A collection of identical spheres can be formed into a “square” pyramid (a pyramid with a base (bottom layer) made up of $n \times n$ spheres whose next layer is made up of $(n-1) \times (n-1)$ spheres, continuing this way up to the top layer of one sphere). The same collection of spheres can also be formed into a single-layer $k \times k$ “square” where $k < 100$.
Find the largest possible value of $k$ for such a collection of spheres.
It seems that the answer will be the square of a number less than $100$ and the approach I took was saying $$ k^2= 1+ 2^2+ ....(n-1)^2 + n^2 $$ since each "level" of the pyramid has exactly $n^2$ spheres for any given level $n$ of the pyramid. The sum of these layers or levels will be $k^2$ but how this sum can be evaluated is where Me stuck :(
If we impose the bound $1<k<100$ (the problem implies more than one ball), then uniqueness can be solved easily without extensive computational effort or the full use of elliptic curves.
Start with the $n(n+1)(2n+1)/6$ formula for the sum of the first $n$ positive squares. We must have this equal to a square $k^2$ itself, with $k<100$ so we infer $n^3<30,000$, thus $1<n<32$.
Then $n(n+1)(2n+1)=6k^2$ where all the factors on the left side are pairwise relatively prime. Therefore $n$ must be $\in\{1,2,3,6\}$ times a perfect square, similarly for $n+1$ and $2n+1$.
We therefore rule out any cases where any of these factors is $\equiv 5\bmod 6$ as such a number cannot satisfy the constraint described above. This forces $n\in \{0,1,3\}\bmod 6$.

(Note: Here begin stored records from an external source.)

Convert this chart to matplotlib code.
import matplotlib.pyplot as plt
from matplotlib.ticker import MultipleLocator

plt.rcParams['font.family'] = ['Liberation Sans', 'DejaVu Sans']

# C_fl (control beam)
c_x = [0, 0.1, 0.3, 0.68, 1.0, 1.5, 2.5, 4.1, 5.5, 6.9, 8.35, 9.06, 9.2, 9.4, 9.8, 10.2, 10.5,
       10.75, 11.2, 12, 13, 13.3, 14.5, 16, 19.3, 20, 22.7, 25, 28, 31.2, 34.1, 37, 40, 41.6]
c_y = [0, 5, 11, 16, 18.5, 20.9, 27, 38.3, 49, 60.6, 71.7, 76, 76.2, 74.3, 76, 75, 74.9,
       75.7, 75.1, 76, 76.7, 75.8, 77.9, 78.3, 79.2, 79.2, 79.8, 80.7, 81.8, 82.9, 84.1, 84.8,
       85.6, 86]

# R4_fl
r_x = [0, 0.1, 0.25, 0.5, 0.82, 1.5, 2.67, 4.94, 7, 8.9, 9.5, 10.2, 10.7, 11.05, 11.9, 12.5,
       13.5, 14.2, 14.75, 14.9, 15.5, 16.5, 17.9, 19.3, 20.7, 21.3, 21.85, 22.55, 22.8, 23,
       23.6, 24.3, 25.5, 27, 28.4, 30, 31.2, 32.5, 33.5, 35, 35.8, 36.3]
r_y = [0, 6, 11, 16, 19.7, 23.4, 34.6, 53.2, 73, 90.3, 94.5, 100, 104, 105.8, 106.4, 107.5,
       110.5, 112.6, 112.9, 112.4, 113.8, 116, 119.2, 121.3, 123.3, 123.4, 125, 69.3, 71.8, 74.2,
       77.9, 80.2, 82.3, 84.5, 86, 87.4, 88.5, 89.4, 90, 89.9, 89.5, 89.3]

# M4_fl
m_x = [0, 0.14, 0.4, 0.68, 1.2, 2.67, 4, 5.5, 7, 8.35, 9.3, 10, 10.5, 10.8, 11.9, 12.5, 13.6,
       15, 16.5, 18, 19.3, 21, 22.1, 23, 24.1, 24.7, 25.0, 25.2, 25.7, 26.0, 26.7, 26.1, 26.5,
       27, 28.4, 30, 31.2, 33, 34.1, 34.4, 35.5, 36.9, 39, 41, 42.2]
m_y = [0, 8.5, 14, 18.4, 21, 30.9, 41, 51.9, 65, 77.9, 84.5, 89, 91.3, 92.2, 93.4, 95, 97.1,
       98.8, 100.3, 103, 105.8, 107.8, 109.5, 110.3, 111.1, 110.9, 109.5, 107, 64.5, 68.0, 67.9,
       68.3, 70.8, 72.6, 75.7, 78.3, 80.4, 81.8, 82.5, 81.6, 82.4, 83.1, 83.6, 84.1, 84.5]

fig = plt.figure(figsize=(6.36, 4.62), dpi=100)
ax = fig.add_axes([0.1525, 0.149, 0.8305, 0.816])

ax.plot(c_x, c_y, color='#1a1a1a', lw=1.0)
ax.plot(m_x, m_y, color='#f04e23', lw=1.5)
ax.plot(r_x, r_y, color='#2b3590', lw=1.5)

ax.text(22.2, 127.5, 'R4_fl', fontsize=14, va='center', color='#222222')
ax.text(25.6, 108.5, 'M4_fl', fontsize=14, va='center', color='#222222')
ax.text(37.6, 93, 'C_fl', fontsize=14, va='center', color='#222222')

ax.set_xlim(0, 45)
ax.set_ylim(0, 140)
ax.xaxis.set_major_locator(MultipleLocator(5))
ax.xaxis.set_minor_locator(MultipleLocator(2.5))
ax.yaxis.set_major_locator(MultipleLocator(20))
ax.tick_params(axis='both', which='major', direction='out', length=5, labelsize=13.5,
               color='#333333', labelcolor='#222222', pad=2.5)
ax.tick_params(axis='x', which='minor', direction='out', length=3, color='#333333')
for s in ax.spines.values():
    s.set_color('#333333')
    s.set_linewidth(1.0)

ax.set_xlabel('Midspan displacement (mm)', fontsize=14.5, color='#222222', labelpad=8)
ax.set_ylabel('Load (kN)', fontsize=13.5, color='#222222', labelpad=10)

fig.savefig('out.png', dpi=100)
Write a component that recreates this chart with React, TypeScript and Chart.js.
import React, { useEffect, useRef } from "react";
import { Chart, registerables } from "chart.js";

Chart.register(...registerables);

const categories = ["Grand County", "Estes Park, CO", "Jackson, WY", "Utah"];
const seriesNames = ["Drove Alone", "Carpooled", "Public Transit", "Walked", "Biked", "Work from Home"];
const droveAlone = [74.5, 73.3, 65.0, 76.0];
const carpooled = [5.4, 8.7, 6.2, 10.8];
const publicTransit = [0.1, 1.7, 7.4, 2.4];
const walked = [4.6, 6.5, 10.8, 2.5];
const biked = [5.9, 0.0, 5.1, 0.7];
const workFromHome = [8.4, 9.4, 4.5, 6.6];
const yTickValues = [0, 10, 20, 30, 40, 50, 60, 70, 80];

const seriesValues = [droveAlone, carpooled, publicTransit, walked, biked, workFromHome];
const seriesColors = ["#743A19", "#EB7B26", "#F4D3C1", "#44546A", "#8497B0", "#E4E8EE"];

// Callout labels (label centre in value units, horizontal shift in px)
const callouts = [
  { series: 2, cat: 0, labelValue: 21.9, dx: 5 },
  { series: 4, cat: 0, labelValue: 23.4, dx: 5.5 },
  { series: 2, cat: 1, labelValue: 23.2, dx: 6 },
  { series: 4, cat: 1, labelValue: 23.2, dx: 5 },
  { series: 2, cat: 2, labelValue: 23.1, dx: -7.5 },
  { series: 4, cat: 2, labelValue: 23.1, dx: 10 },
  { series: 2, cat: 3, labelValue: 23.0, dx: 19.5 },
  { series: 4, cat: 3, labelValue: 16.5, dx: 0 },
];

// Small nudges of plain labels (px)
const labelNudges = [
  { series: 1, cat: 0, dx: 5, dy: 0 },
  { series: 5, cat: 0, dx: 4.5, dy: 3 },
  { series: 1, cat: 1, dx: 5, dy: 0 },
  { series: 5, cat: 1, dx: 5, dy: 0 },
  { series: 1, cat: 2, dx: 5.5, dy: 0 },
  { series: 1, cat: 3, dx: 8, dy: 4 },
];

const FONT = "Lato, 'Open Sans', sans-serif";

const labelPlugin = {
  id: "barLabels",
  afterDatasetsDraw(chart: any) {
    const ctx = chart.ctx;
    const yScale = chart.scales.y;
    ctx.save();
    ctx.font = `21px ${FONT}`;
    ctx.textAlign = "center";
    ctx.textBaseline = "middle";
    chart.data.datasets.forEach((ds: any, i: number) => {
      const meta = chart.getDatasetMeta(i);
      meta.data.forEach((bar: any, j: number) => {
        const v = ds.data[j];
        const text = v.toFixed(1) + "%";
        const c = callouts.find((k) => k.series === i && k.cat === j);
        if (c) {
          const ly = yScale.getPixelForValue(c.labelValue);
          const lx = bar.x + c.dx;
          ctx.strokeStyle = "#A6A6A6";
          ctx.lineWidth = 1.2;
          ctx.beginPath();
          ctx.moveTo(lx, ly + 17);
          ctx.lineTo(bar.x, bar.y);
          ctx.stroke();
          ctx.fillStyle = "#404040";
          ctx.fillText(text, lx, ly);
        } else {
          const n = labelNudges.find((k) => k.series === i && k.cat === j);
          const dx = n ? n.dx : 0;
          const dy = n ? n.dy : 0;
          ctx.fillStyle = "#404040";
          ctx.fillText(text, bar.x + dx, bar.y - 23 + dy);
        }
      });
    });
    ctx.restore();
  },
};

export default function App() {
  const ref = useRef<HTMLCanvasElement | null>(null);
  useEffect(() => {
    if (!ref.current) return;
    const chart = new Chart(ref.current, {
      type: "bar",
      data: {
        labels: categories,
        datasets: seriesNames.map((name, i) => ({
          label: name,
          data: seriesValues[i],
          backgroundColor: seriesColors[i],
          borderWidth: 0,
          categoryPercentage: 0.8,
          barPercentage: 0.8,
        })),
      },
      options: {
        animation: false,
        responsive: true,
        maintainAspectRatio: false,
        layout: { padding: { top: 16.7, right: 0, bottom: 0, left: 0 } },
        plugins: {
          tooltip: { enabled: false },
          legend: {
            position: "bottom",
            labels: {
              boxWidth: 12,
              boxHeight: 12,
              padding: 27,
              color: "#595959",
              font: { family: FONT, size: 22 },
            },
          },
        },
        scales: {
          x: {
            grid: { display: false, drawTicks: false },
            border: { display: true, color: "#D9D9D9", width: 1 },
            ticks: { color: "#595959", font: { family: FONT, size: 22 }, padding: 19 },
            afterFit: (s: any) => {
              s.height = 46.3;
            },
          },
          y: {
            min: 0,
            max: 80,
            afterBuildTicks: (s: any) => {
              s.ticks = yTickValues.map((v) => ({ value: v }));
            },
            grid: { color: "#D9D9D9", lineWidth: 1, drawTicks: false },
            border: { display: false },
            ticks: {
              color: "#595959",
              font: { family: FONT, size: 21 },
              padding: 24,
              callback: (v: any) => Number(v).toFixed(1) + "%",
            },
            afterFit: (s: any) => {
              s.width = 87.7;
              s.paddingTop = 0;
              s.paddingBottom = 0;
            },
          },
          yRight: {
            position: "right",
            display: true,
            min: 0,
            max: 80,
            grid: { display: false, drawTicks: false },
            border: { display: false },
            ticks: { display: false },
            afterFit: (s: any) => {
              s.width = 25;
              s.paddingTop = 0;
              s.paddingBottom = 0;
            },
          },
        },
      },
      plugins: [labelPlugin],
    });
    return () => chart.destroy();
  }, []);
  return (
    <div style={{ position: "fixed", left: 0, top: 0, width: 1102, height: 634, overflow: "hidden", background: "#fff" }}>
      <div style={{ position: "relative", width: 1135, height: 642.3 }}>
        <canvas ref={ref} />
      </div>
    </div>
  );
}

If $n$ is multiple of $3$ then $2n+1$ must be odd, not a multiple of $3$ and hence a perfect square, and with $1<n<32$ this forces $n\in\{12,24\}$. If $n\equiv 1\bmod 6$ then it must be a perfect square, and only $25$ among these possibilities is within the bounds $1<n<32$. Then the only remaining possible values of $n$ which could give a sum of $k^2$ with $1<k<100$ are $12,24,25$. The first and last of these give an unsquared factor of $13$ when substituted into $n(n+1)(2n+1)/6$, leaving $n=24,k=70$ as the sole survivor.